The posters read:
“How can a girl rape a boy?”
- Nearly everyone I tried to tell for the first four years after it happened.
- My then-fiance in response to the panic attack I was having, caused by seeing my rapist for the first time since the incident had occurred eight years previous.
Because it is a shitty thing to forget that rape occurs, regardless of gender.
I hate when people say that guys “can’t get raped”, by a girl or boy. it’s stupid, people need to understand that rape is rape, and that you should actually help and not say crap like “man up”
But what if he did “man up”? What if he did what that phrase referred to and mustered up the force of will necessary to put himself passed a bad or difficult experience? I’d be proud of this guy. I’d give that man a hug and a gift certificate to the Red Lobster. ‘cause that would be really great. Just as great if you reversed the sexes! Maybe it’s not the best choice of words “man up”, since that has some unnecessary implications about what the sexes should be able to do, but it certainly isn’t a bad concept. Maybe we all need to “man up”?
I’m not certain
but I think you have missed the point
Nope, I know the message this guy’s getting at, I’m just making a different point. Too often I get the idea these tragedies are handled with an “it’s okay to cry” kind of philosophy. But “man up” isn’t such a bad piece of advice. Now, obviously you’re going to need to say more than just “man up” to a person. I feel like it’s better to bolster a person’s confidence than to mope with them.
yeah see I sort of understand that what you’re saying has the basis of a good idea, that it’s good to be strong and confident especially in emotionally difficult times. but comfort and support should always come first, for as long as the victim needs them.
to use a situation less horrific and traumatic than rape, if I got mauled by, say, a large angry bear, how long do you think it would be before the acceptable reaction to me having a panic attack upon seeing that bear stopped being “it’s ok to cry” and started being “stop moping and man up”?
Fewer than 8 years. *edit: although, it would never be “stop moping and man up.” It’d be a short, pseudo-inspirational speech about the mustering up the will to overcome fear. **additional edit: why don’t you get on oovoo?
that is markedly less insulting. but if I can’t convey that inspirational speeches don’t strike me as the best course of action here, I don’t really have anything to add.
I was, about two hours ago.
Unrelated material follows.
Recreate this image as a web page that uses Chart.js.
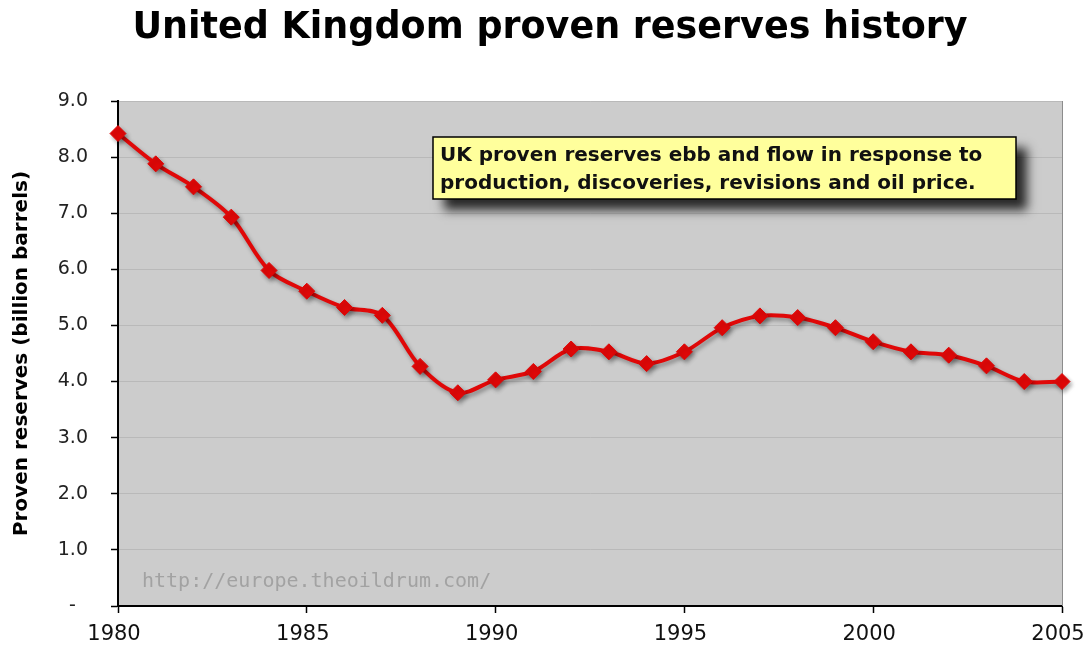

I got off to work on schoolwork. Then Tumblr happened.
Yeah, I totally get that - if Pokemon taught me anything it’s that the most encouraging words are positive ones. I’m just saying, you can say “man up” in a positive tone and context. And it’s a damn good thing to do! I’ll have a lot of respect for anyone I meet that has overcome some great tragedy in their life. More than I’d have for someone who lets one awful night control them, at least. I think that sort of strength should be encouraged, is all.
Yes, well, Tumblr should probably stop happening then. Here’s some positively worded encouragement: You’ve finished all but a couple weeks of your first semester of college, but there’s less and less room for us to slack off and babble at each other on Tumblr. I don’t know about you, but for me the work is getting pretty damn serious. At this point, we really aught to man up and get shit done. (see what I mean?)
but when you say that you make it seem like people who are able to overcome tragedy are more respectable/better than those who can’t, and I really can’t see that message benefit anyone.
But that’s the best part! Everyone is one of those people - some just haven’t realized it yet! Force of will seems difficult to muster, but it’s all in your head. Your head is the one place no one else’s word can truly come first. First and foremost that is *your* domain. Anyone who realizes that, and who can take some time to let it sink in, can be one of those people. But it can be a hard notion to take to heart, ‘specially if the only solutions others offer you are to get mad or get sad. The trouble is, kicking and screaming aren’t all that productive. I’m not even sure they’re that satisfying. I’d rather have someone in my life encouraging me to man up than one who tries to throw me a pity party.
Can we just agree that “man up” is probably the worst thing possible to say fir that situation?
Im all for overcoming bad things but the force of will can only mustered by the victim, not the supporter. If it does devolve into moping then inspirational speeches would be welcome, but there is a difference between inspiring and insensitive.
I also just despise the term “man up”. It is an insult hiding under the guise of being advice without actually giving anything useful to the reciever. Its uninspiring to say the least.
Emmy, if you got mauled by a bear and after two weeks, in an effort to rid you of your bearphobia i got everyone around you to say bear puns 24/7 or told you that more people die from harpy eagle attacks every year (not true because BEAR) so just fucking man (or bear) up - feel free to punch me multiple times in the face.
RANDOM rant over time to go to class
Yeah, actually, “bear up” is kind of better. Bears take no one’s shit.
But that’s not my point. Obviously simply *telling* someone that they’re not being strong enough isn’t going to help anyone. That’s not what I’ve been saying. I’m just saying it seems better to try to bolster people’s confidence than to eke out the remainder of your life while dwelling on a bad experience.